Capacity revenues — capacity revenues decreased by $144 million due to the reduction in capacity auction sales mandated by the PUCT in prior years.
 
Contract amortization – the Hedge Reset transaction reduced contract amortization revenues by approximately $167 million.
 
Other revenues – the region’s revenues from ancillary services increased by approximately $9 million due to a change in strategy which increased the Company’s participation in the ancillary services market in the Texas region.
     Risk Management Activity – A loss of $4 million in risk management activities compared to gains of $84 million in 2006. The $4 million loss was comprised of $19 million in losses on derivative revenues which were offset by $15 million in gains on financial revenues.

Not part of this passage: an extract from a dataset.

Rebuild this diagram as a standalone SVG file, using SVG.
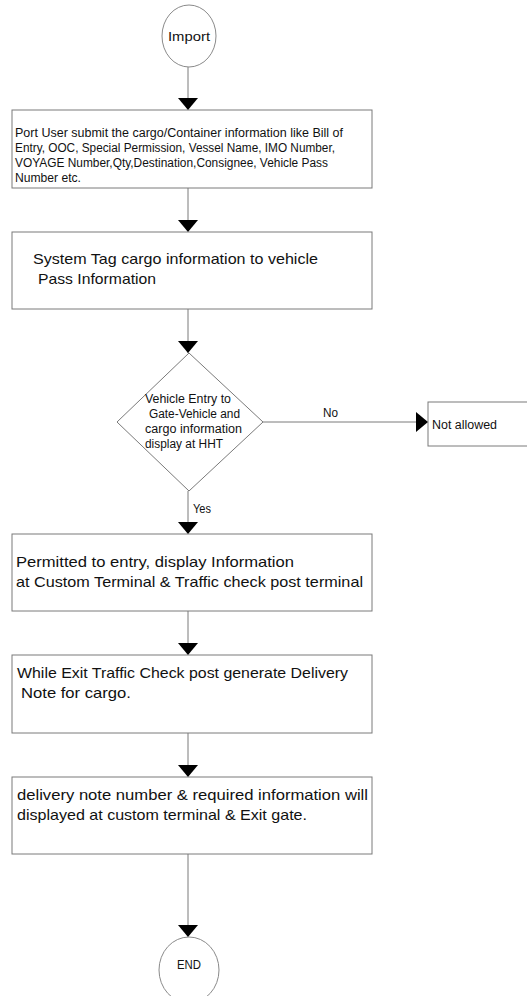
<svg xmlns="http://www.w3.org/2000/svg" width="527" height="996" viewBox="0 0 527 996">
<style>
.box{fill:#fff;stroke:#7a7a7a;stroke-width:1}
.term{fill:#fff;stroke:#8a8a8a;stroke-width:1}
.conn{fill:none;stroke:#7a7a7a;stroke-width:1;marker-end:url(#arr)}
text{font-family:"Liberation Sans",Arial,sans-serif;fill:#111;lengthAdjust:spacingAndGlyphs}
.s{font-size:12.5px}
.m{font-size:14.5px}
</style>
<defs>
<marker id="arr" viewBox="0 0 12 20" refX="12" refY="10" markerWidth="12" markerHeight="20" markerUnits="userSpaceOnUse" orient="auto">
<path d="M0,0 L12,10 L0,20 Z" fill="#000"/>
</marker>
</defs>
<rect width="527" height="996" fill="#fff"/>
<g id="connectors">
<path class="conn" d="M188,67 V110"/>
<path class="conn" d="M188,188 V232"/>
<path class="conn" d="M188,309 V353"/>
<path class="conn" d="M263,422 H428"/>
<path class="conn" d="M188,491 V534"/>
<path class="conn" d="M188,611 V655"/>
<path class="conn" d="M188,733 V777"/>
<path class="conn" d="M188,854 V937"/>
<text class="s" x="323" y="416.5" textLength="15" lengthAdjust="spacingAndGlyphs">No</text>
<text class="s" x="193" y="512.5" textLength="18" lengthAdjust="spacingAndGlyphs">Yes</text>
</g>
<g id="import">
<ellipse class="term" cx="189" cy="36" rx="27" ry="31"/>
<text x="168" y="40.5" font-size="13.5" textLength="42" lengthAdjust="spacingAndGlyphs">Import</text>
</g>
<g id="submit">
<rect class="box" x="12" y="110" width="360" height="78"/>
<text class="s" x="15" y="137" textLength="328" lengthAdjust="spacingAndGlyphs">Port User submit the cargo/Container information like  Bill of</text>
<text class="s" x="15" y="152" textLength="320" lengthAdjust="spacingAndGlyphs">Entry, OOC, Special Permission, Vessel Name, IMO Number,</text>
<text class="s" x="15" y="167" textLength="313" lengthAdjust="spacingAndGlyphs">VOYAGE Number,Qty,Destination,Consignee, Vehicle Pass</text>
<text class="s" x="15" y="182" textLength="66" lengthAdjust="spacingAndGlyphs">Number etc.</text>
</g>
<g id="tag">
<rect class="box" x="12" y="232" width="360" height="77"/>
<text class="m" x="33" y="264" textLength="285" lengthAdjust="spacingAndGlyphs">System Tag cargo information to vehicle</text>
<text class="m" x="38" y="283.5" textLength="118" lengthAdjust="spacingAndGlyphs">Pass Information</text>
</g>
<g id="decision">
<polygon class="box" points="189,353 263,422 189,491 117,422"/>
<text class="s" x="145" y="402.5" textLength="86" lengthAdjust="spacingAndGlyphs">Vehicle Entry to</text>
<text class="s" x="149" y="417.5" textLength="91" lengthAdjust="spacingAndGlyphs">Gate-Vehicle and</text>
<text class="s" x="145" y="432.5" textLength="97" lengthAdjust="spacingAndGlyphs">cargo information</text>
<text class="s" x="145" y="447.5" textLength="78" lengthAdjust="spacingAndGlyphs">display at HHT</text>
</g>
<g id="notallowed">
<rect class="box" x="428" y="402" width="110" height="44"/>
<text class="s" x="432" y="428.5" textLength="65" lengthAdjust="spacingAndGlyphs">Not allowed</text>
</g>
<g id="permitted">
<rect class="box" x="12" y="534" width="360" height="77"/>
<text class="m" x="16" y="567" textLength="278" lengthAdjust="spacingAndGlyphs">Permitted to entry, display Information</text>
<text class="m" x="16" y="587" textLength="347" lengthAdjust="spacingAndGlyphs">at Custom Terminal &amp; Traffic check post terminal</text>
</g>
<g id="exit">
<rect class="box" x="12" y="655" width="360" height="78"/>
<text class="m" x="17" y="678" textLength="331" lengthAdjust="spacingAndGlyphs">While Exit Traffic Check post generate Delivery</text>
<text class="m" x="21" y="698" textLength="110" lengthAdjust="spacingAndGlyphs">Note for  cargo.</text>
</g>
<g id="delivery">
<rect class="box" x="12" y="777" width="360" height="77"/>
<text class="m" x="17" y="800" textLength="351" lengthAdjust="spacingAndGlyphs">delivery note number &amp; required information will</text>
<text class="m" x="17" y="820" textLength="290" lengthAdjust="spacingAndGlyphs">displayed at custom terminal &amp; Exit gate.</text>
</g>
<g id="end">
<ellipse class="term" cx="189" cy="970" rx="30" ry="33"/>
<text x="177" y="968.5" font-size="12" textLength="24" lengthAdjust="spacingAndGlyphs">END</text>
</g>
</svg>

Derivative revenue losses for the three months ended September 30, 2007 included $14 million loss on economic hedges and a $5 million loss in trading activity.
     Cost of Energy
     Cost of energy for the Texas region decreased by $48 million during the three months ended September 30, 2007, compared to 2006, due to:
 
Natural gas costs – decreased by approximately $66 million due to a 1.1 million MWh decrease in gas-fired generation following milder weather reflected by a 9% decrease in CDD’s for the period, coupled with increased economic purchases from ERCOT for both energy and ancillary services when the cost is cheaper than self providing.
 
Amortized fuel costs – decreased by approximately $9 million due to fuel price curves being below the contracted prices at acquisition in February 2006.
     This was partially offset by:
 
Solid Fuel Generation Availability – purchased power increased by $18 million due to unplanned outages at the region’s W.A. Parish and Limestone plants in 2007 offset by lower coal expense of $9 million due to lower generation and reduced contracted prices. As a result of cooler summer weather and planned and forced outages at the region’s Limestone and W.A. Parish plants, coal baseload generation decreased by approximately 119,000 MWh.
 
Purchased ancillary service expense – increased by $9 million due to favorable market prices in purchasing this service in the market compared to providing the service from internal resources causing an associated decrease in natural gas expense.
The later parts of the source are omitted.